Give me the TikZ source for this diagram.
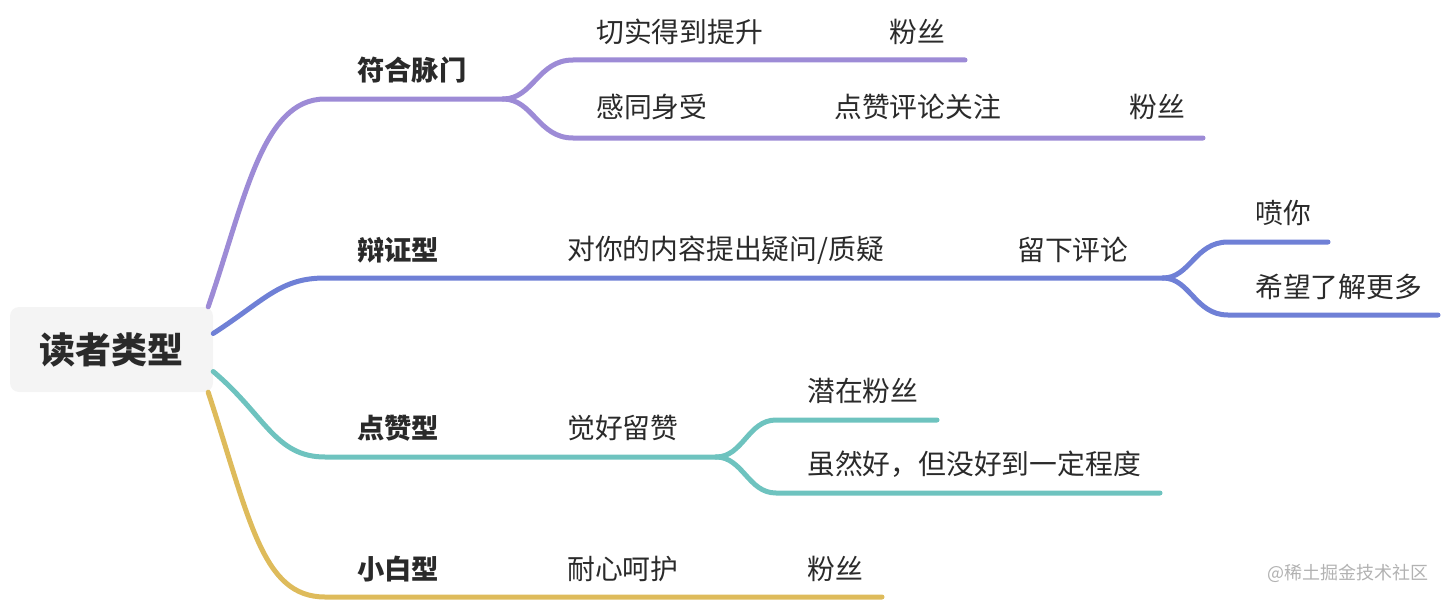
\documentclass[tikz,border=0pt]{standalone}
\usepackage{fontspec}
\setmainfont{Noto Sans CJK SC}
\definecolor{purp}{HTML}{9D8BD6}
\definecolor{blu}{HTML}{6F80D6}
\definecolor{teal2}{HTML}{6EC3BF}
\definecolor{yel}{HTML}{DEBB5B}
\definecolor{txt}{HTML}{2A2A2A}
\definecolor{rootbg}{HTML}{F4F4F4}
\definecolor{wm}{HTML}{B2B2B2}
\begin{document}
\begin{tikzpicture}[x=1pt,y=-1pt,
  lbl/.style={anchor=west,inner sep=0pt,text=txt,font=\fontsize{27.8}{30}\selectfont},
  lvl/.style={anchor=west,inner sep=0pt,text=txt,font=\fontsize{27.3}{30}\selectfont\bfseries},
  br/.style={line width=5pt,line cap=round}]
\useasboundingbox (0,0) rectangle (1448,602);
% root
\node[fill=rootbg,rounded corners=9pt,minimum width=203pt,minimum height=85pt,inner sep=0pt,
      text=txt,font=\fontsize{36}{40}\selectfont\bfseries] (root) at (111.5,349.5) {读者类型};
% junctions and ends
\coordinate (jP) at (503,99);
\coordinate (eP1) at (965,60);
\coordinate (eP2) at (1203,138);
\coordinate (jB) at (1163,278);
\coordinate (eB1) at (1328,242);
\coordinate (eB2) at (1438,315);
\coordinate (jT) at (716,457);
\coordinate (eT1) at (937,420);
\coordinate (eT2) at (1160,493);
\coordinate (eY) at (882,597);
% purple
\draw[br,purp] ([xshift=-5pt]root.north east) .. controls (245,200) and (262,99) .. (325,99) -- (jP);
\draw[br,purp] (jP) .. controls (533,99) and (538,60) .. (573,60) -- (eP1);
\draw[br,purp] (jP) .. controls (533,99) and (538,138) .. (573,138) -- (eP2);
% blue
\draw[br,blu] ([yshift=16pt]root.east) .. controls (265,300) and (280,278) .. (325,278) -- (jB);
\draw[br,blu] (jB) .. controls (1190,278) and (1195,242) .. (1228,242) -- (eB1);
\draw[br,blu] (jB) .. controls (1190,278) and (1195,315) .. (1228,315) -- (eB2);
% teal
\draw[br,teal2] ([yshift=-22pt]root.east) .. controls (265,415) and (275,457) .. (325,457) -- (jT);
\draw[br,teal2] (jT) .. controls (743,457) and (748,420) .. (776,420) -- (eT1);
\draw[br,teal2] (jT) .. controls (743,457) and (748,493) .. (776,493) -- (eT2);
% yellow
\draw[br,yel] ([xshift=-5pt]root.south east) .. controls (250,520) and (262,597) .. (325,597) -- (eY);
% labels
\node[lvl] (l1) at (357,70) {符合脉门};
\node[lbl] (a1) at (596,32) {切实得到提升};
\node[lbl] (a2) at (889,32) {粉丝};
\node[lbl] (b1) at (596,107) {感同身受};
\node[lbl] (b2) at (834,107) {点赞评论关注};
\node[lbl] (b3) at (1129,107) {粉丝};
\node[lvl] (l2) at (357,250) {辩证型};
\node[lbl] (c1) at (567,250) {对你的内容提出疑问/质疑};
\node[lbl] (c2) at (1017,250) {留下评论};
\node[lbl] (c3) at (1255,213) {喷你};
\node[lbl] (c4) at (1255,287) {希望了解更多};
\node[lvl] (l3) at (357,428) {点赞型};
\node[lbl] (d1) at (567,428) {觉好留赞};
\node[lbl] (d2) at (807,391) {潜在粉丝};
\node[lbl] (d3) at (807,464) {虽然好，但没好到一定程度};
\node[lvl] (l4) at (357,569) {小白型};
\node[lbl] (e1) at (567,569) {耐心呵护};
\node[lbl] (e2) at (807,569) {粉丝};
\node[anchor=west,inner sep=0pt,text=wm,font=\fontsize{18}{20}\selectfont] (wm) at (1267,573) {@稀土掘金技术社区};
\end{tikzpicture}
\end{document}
§ §
BRIEF:
Write out the listing above exactly as it stands, pictures excluded.

WORKED SOLUTION:
Give me the TikZ source for this diagram.
\documentclass[tikz,border=0pt]{standalone}
\usepackage{fontspec}
\setmainfont{Noto Sans CJK SC}
\definecolor{purp}{HTML}{9D8BD6}
\definecolor{blu}{HTML}{6F80D6}
\definecolor{teal2}{HTML}{6EC3BF}
\definecolor{yel}{HTML}{DEBB5B}
\definecolor{txt}{HTML}{2A2A2A}
\definecolor{rootbg}{HTML}{F4F4F4}
\definecolor{wm}{HTML}{B2B2B2}
\begin{document}
\begin{tikzpicture}[x=1pt,y=-1pt,
  lbl/.style={anchor=west,inner sep=0pt,text=txt,font=\fontsize{27.8}{30}\selectfont},
  lvl/.style={anchor=west,inner sep=0pt,text=txt,font=\fontsize{27.3}{30}\selectfont\bfseries},
  br/.style={line width=5pt,line cap=round}]
\useasboundingbox (0,0) rectangle (1448,602);
% root
\node[fill=rootbg,rounded corners=9pt,minimum width=203pt,minimum height=85pt,inner sep=0pt,
      text=txt,font=\fontsize{36}{40}\selectfont\bfseries] (root) at (111.5,349.5) {读者类型};
% junctions and ends
\coordinate (jP) at (503,99);
\coordinate (eP1) at (965,60);
\coordinate (eP2) at (1203,138);
\coordinate (jB) at (1163,278);
\coordinate (eB1) at (1328,242);
\coordinate (eB2) at (1438,315);
\coordinate (jT) at (716,457);
\coordinate (eT1) at (937,420);
\coordinate (eT2) at (1160,493);
\coordinate (eY) at (882,597);
% purple
\draw[br,purp] ([xshift=-5pt]root.north east) .. controls (245,200) and (262,99) .. (325,99) -- (jP);
\draw[br,purp] (jP) .. controls (533,99) and (538,60) .. (573,60) -- (eP1);
\draw[br,purp] (jP) .. controls (533,99) and (538,138) .. (573,138) -- (eP2);
% blue
\draw[br,blu] ([yshift=16pt]root.east) .. controls (265,300) and (280,278) .. (325,278) -- (jB);
\draw[br,blu] (jB) .. controls (1190,278) and (1195,242) .. (1228,242) -- (eB1);
\draw[br,blu] (jB) .. controls (1190,278) and (1195,315) .. (1228,315) -- (eB2);
% teal
\draw[br,teal2] ([yshift=-22pt]root.east) .. controls (265,415) and (275,457) .. (325,457) -- (jT);
\draw[br,teal2] (jT) .. controls (743,457) and (748,420) .. (776,420) -- (eT1);
\draw[br,teal2] (jT) .. controls (743,457) and (748,493) .. (776,493) -- (eT2);
% yellow
\draw[br,yel] ([xshift=-5pt]root.south east) .. controls (250,520) and (262,597) .. (325,597) -- (eY);
% labels
\node[lvl] (l1) at (357,70) {符合脉门};
\node[lbl] (a1) at (596,32) {切实得到提升};
\node[lbl] (a2) at (889,32) {粉丝};
\node[lbl] (b1) at (596,107) {感同身受};
\node[lbl] (b2) at (834,107) {点赞评论关注};
\node[lbl] (b3) at (1129,107) {粉丝};
\node[lvl] (l2) at (357,250) {辩证型};
\node[lbl] (c1) at (567,250) {对你的内容提出疑问/质疑};
\node[lbl] (c2) at (1017,250) {留下评论};
\node[lbl] (c3) at (1255,213) {喷你};
\node[lbl] (c4) at (1255,287) {希望了解更多};
\node[lvl] (l3) at (357,428) {点赞型};
\node[lbl] (d1) at (567,428) {觉好留赞};
\node[lbl] (d2) at (807,391) {潜在粉丝};
\node[lbl] (d3) at (807,464) {虽然好，但没好到一定程度};
\node[lvl] (l4) at (357,569) {小白型};
\node[lbl] (e1) at (567,569) {耐心呵护};
\node[lbl] (e2) at (807,569) {粉丝};
\node[anchor=west,inner sep=0pt,text=wm,font=\fontsize{18}{20}\selectfont] (wm) at (1267,573) {@稀土掘金技术社区};
\end{tikzpicture}
\end{document}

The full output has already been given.